For Haiti, this debt did not signify the beginning of freedom, but the end of hope. Even after it was reduced to 60m francs in the 1830s, it was still far more than the war-ravaged country could afford. Haiti was the only country in which the ex-slaves themselves were expected to pay a foreign government for their liberty. By 1900, it was spending 80% of its national budget on repayments. In order to manage the original reparations, further loans were taken out — mostly from the United States, Germany and France. Instead of developing its potential, this deformed state produced a parade of nefarious leaders, most of whom gave up the insurmountable task of trying to fix the country and looted it instead. In 1947, Haiti finally paid off the original reparations, plus interest. Doing so left it destitute, corrupt, disastrously lacking in investment and politically volatile. Haiti was trapped in a downward spiral, from which it is still impossible to escape. It remains hopelessly in debt to this day.

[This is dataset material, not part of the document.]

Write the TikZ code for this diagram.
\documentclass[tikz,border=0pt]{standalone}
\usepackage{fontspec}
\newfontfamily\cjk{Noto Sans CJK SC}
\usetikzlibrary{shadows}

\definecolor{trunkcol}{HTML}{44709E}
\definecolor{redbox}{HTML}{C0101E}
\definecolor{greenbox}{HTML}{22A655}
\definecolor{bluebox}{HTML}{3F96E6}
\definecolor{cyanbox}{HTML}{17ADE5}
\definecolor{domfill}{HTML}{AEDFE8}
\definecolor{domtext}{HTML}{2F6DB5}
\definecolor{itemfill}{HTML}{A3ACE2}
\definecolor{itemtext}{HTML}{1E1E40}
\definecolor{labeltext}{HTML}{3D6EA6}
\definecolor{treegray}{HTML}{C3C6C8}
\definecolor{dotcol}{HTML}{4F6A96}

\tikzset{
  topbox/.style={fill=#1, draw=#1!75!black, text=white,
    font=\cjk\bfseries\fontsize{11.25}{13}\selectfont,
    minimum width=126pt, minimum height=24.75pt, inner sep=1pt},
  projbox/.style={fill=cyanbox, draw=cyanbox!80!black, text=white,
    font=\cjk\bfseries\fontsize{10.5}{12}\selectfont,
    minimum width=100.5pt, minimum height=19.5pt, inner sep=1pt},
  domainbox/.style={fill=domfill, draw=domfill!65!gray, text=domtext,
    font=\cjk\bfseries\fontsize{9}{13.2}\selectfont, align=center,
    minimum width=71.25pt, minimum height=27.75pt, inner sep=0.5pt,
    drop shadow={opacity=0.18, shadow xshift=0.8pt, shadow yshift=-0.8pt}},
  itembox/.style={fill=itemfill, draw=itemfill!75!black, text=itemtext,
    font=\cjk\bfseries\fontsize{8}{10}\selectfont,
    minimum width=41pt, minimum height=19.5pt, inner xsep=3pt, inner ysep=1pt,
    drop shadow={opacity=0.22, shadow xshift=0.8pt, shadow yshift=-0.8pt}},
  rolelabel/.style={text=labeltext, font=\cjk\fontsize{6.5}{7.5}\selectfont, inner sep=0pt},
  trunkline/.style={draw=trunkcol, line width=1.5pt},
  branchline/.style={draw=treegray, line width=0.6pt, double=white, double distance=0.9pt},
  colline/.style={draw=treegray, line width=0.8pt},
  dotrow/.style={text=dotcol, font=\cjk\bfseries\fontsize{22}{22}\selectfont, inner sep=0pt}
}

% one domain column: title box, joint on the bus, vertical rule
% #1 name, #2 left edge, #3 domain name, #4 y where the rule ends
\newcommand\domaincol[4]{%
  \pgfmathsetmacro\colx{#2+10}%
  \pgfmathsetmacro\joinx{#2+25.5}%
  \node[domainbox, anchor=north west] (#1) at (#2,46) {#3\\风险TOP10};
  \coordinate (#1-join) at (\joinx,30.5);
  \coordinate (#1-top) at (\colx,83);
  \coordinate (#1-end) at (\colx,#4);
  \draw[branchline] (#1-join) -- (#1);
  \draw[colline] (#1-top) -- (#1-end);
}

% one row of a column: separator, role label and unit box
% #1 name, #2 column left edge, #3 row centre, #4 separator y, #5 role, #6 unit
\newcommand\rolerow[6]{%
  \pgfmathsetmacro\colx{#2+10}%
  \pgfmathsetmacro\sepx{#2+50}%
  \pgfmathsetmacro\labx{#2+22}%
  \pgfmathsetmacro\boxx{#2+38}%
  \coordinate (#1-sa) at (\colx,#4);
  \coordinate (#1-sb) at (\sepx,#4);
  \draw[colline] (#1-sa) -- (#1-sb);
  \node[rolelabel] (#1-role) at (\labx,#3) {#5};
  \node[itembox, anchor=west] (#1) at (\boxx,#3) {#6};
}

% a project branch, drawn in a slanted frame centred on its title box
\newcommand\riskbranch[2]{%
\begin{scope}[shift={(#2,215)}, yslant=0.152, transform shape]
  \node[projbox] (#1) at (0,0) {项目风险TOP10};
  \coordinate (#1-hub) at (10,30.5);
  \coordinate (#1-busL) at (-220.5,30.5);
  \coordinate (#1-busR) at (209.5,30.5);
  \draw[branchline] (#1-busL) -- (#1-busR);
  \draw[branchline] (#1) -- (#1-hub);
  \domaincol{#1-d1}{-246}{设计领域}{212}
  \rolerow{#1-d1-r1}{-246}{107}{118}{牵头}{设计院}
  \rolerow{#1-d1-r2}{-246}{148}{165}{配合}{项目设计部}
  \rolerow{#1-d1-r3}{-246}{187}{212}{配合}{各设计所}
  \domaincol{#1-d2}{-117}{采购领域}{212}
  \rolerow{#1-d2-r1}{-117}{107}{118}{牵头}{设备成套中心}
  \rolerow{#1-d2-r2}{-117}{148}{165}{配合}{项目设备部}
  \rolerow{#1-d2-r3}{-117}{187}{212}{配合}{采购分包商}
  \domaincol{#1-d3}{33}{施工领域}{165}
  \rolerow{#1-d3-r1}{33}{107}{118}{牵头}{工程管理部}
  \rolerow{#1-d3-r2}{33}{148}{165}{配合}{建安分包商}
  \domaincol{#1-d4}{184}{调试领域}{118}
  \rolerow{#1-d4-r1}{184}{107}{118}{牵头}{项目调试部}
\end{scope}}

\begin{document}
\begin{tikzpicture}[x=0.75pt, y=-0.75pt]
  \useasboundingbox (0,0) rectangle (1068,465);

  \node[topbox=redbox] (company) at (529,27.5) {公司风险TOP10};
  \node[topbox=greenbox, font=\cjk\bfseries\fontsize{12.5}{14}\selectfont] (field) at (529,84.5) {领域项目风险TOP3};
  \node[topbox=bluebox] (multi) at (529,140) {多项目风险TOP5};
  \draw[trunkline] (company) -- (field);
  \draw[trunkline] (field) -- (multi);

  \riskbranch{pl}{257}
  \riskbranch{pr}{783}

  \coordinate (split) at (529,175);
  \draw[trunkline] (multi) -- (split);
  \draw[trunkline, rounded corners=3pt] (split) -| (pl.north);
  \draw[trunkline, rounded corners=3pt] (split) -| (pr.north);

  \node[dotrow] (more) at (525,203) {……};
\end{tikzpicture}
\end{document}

60 million gold francs, or over $15 billion current U.S. dollars. Compounded with interest that would be over 22 Billion U.S. Dollars 

And from this link:

The United States refused to recognize Haiti when independence was declared in 1804 and in 1806 we initiated a trade embargo. The outrageous French extortion described in the post took place two years after the Monroe Doctrine was promulgated guaranteeing the independence of the other Western Hemisphere republics. It did not apply, since we did not recognize Haiti’s independence until 1862.

In 1911 the National City Bank, with State Department support, took over Haiti’s only bank. In 1915 the United States invaded Haiti to enforce the Roosevelt Corollary to the Monroe Doctrine, which declared our nation the Western Hemisphere collection agency for the rest of the world. We seized the custom houses and national treasury and diverted as much as 40% of the GDP to the payment of external debt. Marine Major General Smedley Butler, who won his second Congressional Medal of Honor for action in Haiti, later wrote “I helped make Haiti and Cuba a decent place for the National City Bank boys to collect revenues in.” One of the worst policies introduced by the American administrators was allowing American companies to use migrant Haitian workers in the sugar fields of eastern Cuba. The Marines were withdrawn in 1934, but the U.S. continued to control Haiti’s external finances until 1947.